Paul O. Bartlett | Re: [LFN] La gramatica completa

On Tue, 10 May 2005, George Boeree wrote:

> Hi, Paul.
>
> On May 9, 2005, at 8:52 PM, Paul O. Bartlett wrote:
>
>> On Mon, 9 May 2005, George Boeree wrote:
>>
>> > Me ia pone la gramatica completa, tota en lfn, a la rede:
>> >
>> > http://www.lingua-franca-nova.net/lfngramatica.html
>>
>>       Except that the headings at the top leading to other parts of the
>>  page are still in English.
> Just ran out of time last night!

     I see that it has been adjusted.  Good job!

>>  [...]
> There is no way to write a grammar in any language that would explain
> all the nuances to a nonspeaker.  Even if the Swahili speaker already
> spoke fair LFN, it would take a book-length grammar to communicate the
> nuances.  [...]

     One question is just how nuanced a constructed auxiliary langauge
should be.  The quotation posted yesterday from Otto Jespersen was
excellent on that point.  And I think that structure (grammar) should
be considered as well as lexicon.

>>   Non-IE speakers might need a fuller
>>  description for grammatical features completely unfamiliar to them.
>>  And, to be honest, they might complain that LFN is just another
>> example
>>  of western language imperialism.
> Some might.  People are forever complaining, aren't they?

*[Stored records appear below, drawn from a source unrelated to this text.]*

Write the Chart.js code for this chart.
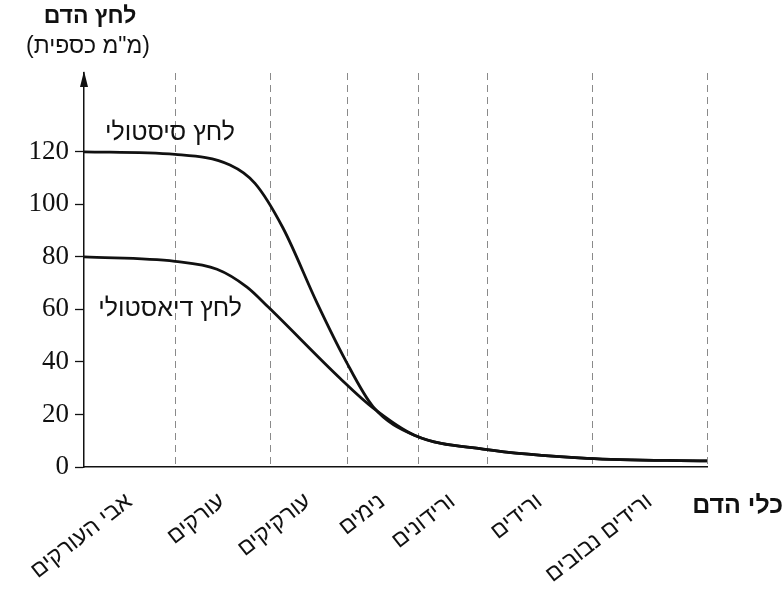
<!DOCTYPE html>
<html lang="he">
<head>
<meta charset="utf-8">
<script src="https://cdn.jsdelivr.net/npm/chart.js@4.4.1/dist/chart.umd.min.js"></script>
<style>
  html, body { margin: 0; padding: 0; background: #fff; }
  #wrap { width: 784px; height: 592px; }
</style>
</head>
<body>
<div id="wrap"><canvas id="bp" width="784" height="592"></canvas></div>
<script>
// vessel types along the circulation (left to right)
const vessels = ['אבי העורקים', 'עורקים', 'עורקיקים', 'נימים', 'ורידונים', 'ורידים', 'ורידים נבובים'];
// edges of each vessel section on the (schematic) x axis
const sectionEdges = [0, 91, 186, 263, 334, 403, 508, 623];
const yTicks = [0, 20, 40, 60, 80, 100, 120];

// systolic pressure (mmHg)
const systolicX = [0, 91, 146, 171, 199, 233, 261, 289, 331, 399, 503, 623];
const systolicY = [120, 119, 115, 108, 91, 62.5, 41, 23, 12, 6.8, 3.3, 2.3];

// diastolic pressure (mmHg)
const diastolicX = [0, 91, 133, 163, 184, 256, 289, 331, 399, 503, 623];
const diastolicY = [80, 78.3, 75.3, 68.5, 61, 33.8, 22.5, 12, 6.8, 3.3, 2.3];

const hebFont = '"Liberation Sans", "DejaVu Sans", sans-serif';

// section centres get the vessel names, edges get the dashed lines
const sectionCentres = vessels.map((v, i) => (sectionEdges[i] + sectionEdges[i + 1]) / 2);

function toPoints(xs, ys) {
    return xs.map((x, i) => ({ x: x, y: ys[i] }));
}

// arrow on the y axis, axis titles and curve names
const decorations = {
    id: 'decorations',
    afterDraw(chart) {
        const ctx = chart.ctx;
        const xs = chart.scales.x;
        const ys = chart.scales.y;
        const ax = xs.left;

        ctx.save();
        // arrow head
        ctx.fillStyle = '#111';
        ctx.beginPath();
        ctx.moveTo(ax, ys.top - 2);
        ctx.lineTo(ax - 4, ys.top + 14);
        ctx.lineTo(ax + 4, ys.top + 14);
        ctx.closePath();
        ctx.fill();

        ctx.direction = 'rtl';
        ctx.textAlign = 'center';
        ctx.textBaseline = 'middle';
        ctx.fillStyle = '#111';
        ctx.font = 'bold 23px ' + hebFont;
        ctx.fillText('לחץ הדם', ax + 6, 17);
        ctx.font = '23px ' + hebFont;
        ctx.fillText('(מ"מ כספית)', ax + 4, 47);

        ctx.textAlign = 'right';
        ctx.font = 'bold 25px ' + hebFont;
        ctx.fillText('כלי הדם', chart.width - 1, xs.top + 39);

        ctx.font = '25px ' + hebFont;
        ctx.fillText('לחץ סיסטולי', xs.getPixelForValue(151), ys.getPixelForValue(127));
        ctx.fillText('לחץ דיאסטולי', xs.getPixelForValue(158), ys.getPixelForValue(60));
        ctx.restore();
    }
};

new Chart(document.getElementById('bp'), {
    type: 'line',
    data: {
        datasets: [
            {
                label: 'לחץ סיסטולי',
                data: toPoints(systolicX, systolicY),
                borderColor: '#111',
                borderWidth: 2.8,
                pointRadius: 0,
                cubicInterpolationMode: 'monotone',
                fill: false,
            },
            {
                label: 'לחץ דיאסטולי',
                data: toPoints(diastolicX, diastolicY),
                borderColor: '#111',
                borderWidth: 2.8,
                pointRadius: 0,
                cubicInterpolationMode: 'monotone',
                fill: false,
            },
        ],
    },
    options: {
        responsive: false,
        animation: false,
        devicePixelRatio: 1,
        layout: {
            padding: { top: 73, right: 77, left: 0, bottom: 0 },
        },
        plugins: {
            legend: { display: false },
            tooltip: { enabled: false },
        },
        scales: {
            x: {
                type: 'linear',
                min: sectionEdges[0],
                max: sectionEdges[sectionEdges.length - 1],
                afterBuildTicks: (scale) => {
                    const vals = sectionEdges.concat(sectionCentres).sort((a, b) => a - b);
                    scale.ticks = vals.map((v) => ({ value: v }));
                },
                afterFit: (scale) => {
                    scale.height = 125;
                },
                grid: {
                    drawTicks: false,
                    lineWidth: 1,
                    color: (c) => {
                        const v = c.tick ? c.tick.value : null;
                        return v !== null && v > 0 && sectionEdges.includes(v) ? '#8a8a8a' : 'rgba(0,0,0,0)';
                    },
                },
                border: { display: true, color: '#111', width: 1.5, dash: [7, 5] },
                ticks: {
                    autoSkip: false,
                    minRotation: 38,
                    maxRotation: 38,
                    padding: 21,
                    color: '#111',
                    font: { family: hebFont, size: 23 },
                    callback: (value) => {
                        const i = sectionCentres.indexOf(value);
                        return i >= 0 ? vessels[i] : '';
                    },
                },
            },
            y: {
                type: 'linear',
                min: 0,
                max: 150,
                afterBuildTicks: (scale) => {
                    scale.ticks = yTicks.map((v) => ({ value: v }));
                },
                afterFit: (scale) => {
                    scale.width = 84;
                },
                grid: {
                    drawOnChartArea: false,
                    drawTicks: true,
                    tickLength: 9,
                    tickColor: '#111',
                    tickWidth: 1.3,
                },
                border: { display: true, color: '#111', width: 1.5 },
                ticks: {
                    padding: 6,
                    color: '#111',
                    font: { family: '"Liberation Serif", "DejaVu Serif", serif', size: 27 },
                },
            },
        },
    },
    plugins: [decorations],
});
</script>
</body>
</html>
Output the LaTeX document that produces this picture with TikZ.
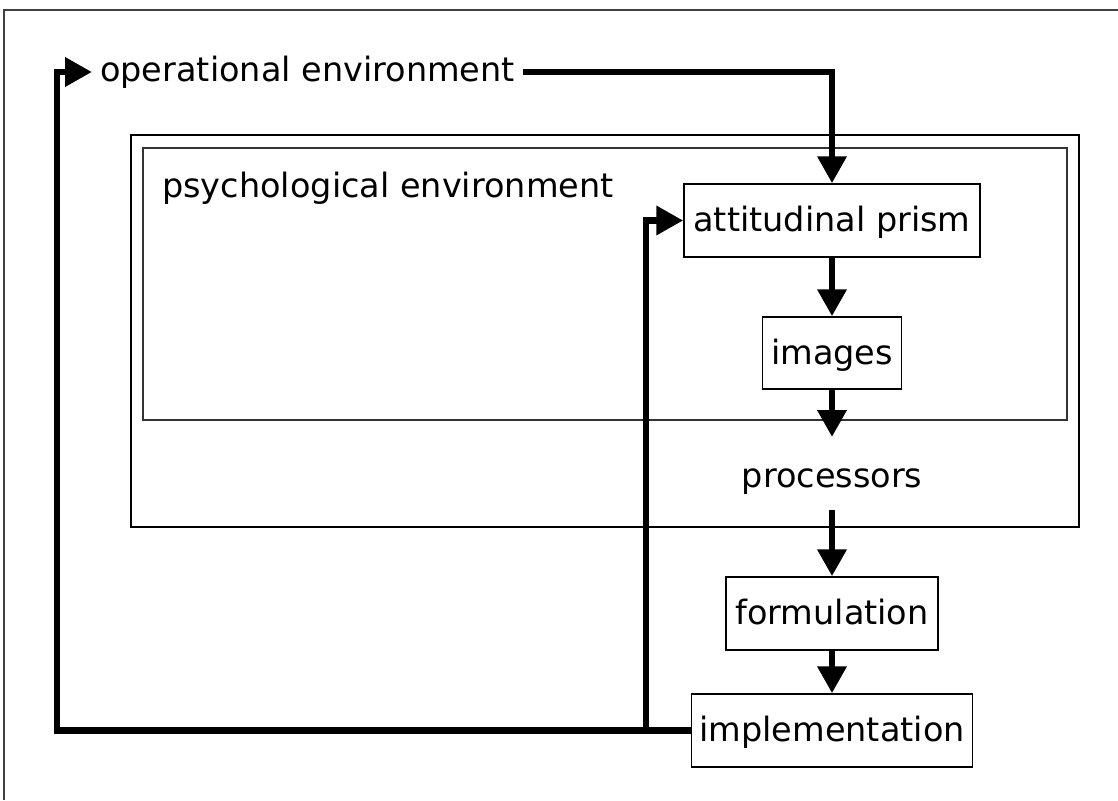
\documentclass[tikz,border=0pt]{standalone}
\usepackage{fontspec}
\setmainfont{DejaVu Sans}
\usetikzlibrary{arrows.meta}
\begin{document}
\begin{tikzpicture}[x=1pt,y=-1pt,
  every node/.style={font=\fontsize{33.5}{40}\selectfont},
  box/.style={draw=black,line width=1.5pt,inner sep=0pt,minimum height=73pt,text height=27pt,text depth=5pt},
  flow/.style={line width=6.7pt,line join=miter,-{Triangle[width=28pt,length=27pt]}},
  frame/.style={draw=black!75,line width=2pt},
  region/.style={draw=black,line width=1.5pt}]
\useasboundingbox (0,0) rectangle (1118,800);
\fill[white] (0,0) rectangle (1118,800);
\draw[frame] (4,800) -- (4,10) -- (1118,10);
\draw[region] (131,135) rectangle (1079,527);
\draw[region,draw=black!80] (143,148) rectangle (1067,420);
\node[anchor=base west, inner sep=0pt] (psy) at (162,197) {psychological environment};
\node[anchor=west, inner xsep=8pt, inner ysep=0pt] (op) at (92,72) {operational environment};
\node[box,minimum width=296pt] (att) at (832,220.5) {attitudinal prism};
\node[box,minimum width=139pt,minimum height=72pt] (img) at (832,353) {images};
\node[anchor=base, inner sep=0pt] (proc) at (832,487) {processors};
\node[box,minimum width=212pt] (form) at (832,613.5) {formulation};
\node[box,minimum width=281pt] (impl) at (832,730.5) {implementation};
\coordinate (pin) at (832,437);
\coordinate (pout) at (832,510);
\coordinate (lc) at (57,0);
\coordinate (br) at (646,0);
\draw[flow] (op.east) -| (att.north);
\draw[flow] (att.south) -- (img.north);
\draw[flow] (img.south) -- (pin);
\draw[flow] (pout) -- (form.north);
\draw[flow] (form.south) -- (impl.north);
\draw[flow] (impl.west) -| (lc |- op.west) -- (op.west);
\draw[flow] (br |- impl.west) |- (att.west);
\end{tikzpicture}
\end{document}
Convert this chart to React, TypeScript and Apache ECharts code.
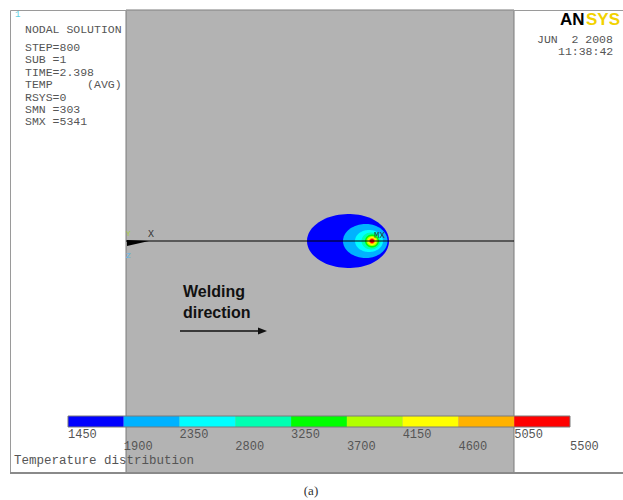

     Certainly.  It becomes a judgment call as to how justified any given
complaint is.

>                                                            I think LFN,
> using the Romance languages, is a decent compromise:  True, it is based
> on western languages.  But these are languages spoken in countries like
> Brasil and Mexico and many other "third world" countries, not just in
> the US!

     What about Third World countries such as Togo, Burma (Myanmar), and
Mongolia?

>          Nothing is ever just right for everyone.  That is totally out
> of the realm of possibilities!

     The design of any constructed language genuinely intended as an
auxiliary language is an engineering problem, with an aspect of social
considerations.  No one design will satisfy everyone.  One man's
necessary feature is another man's fatal flaw.  The real issue is to
try to optimize as many things as possible, with the recognition that
it may become necessary to give up one optimization for the sake of
another.  I don't recall whether on this list I have ever mentioned my
essay "Thoughts on IAL Success" at
http://www.panix.com/~bartlett/thoughts.html .  It is certainly not the
last word, but it summarizes some of my thinking.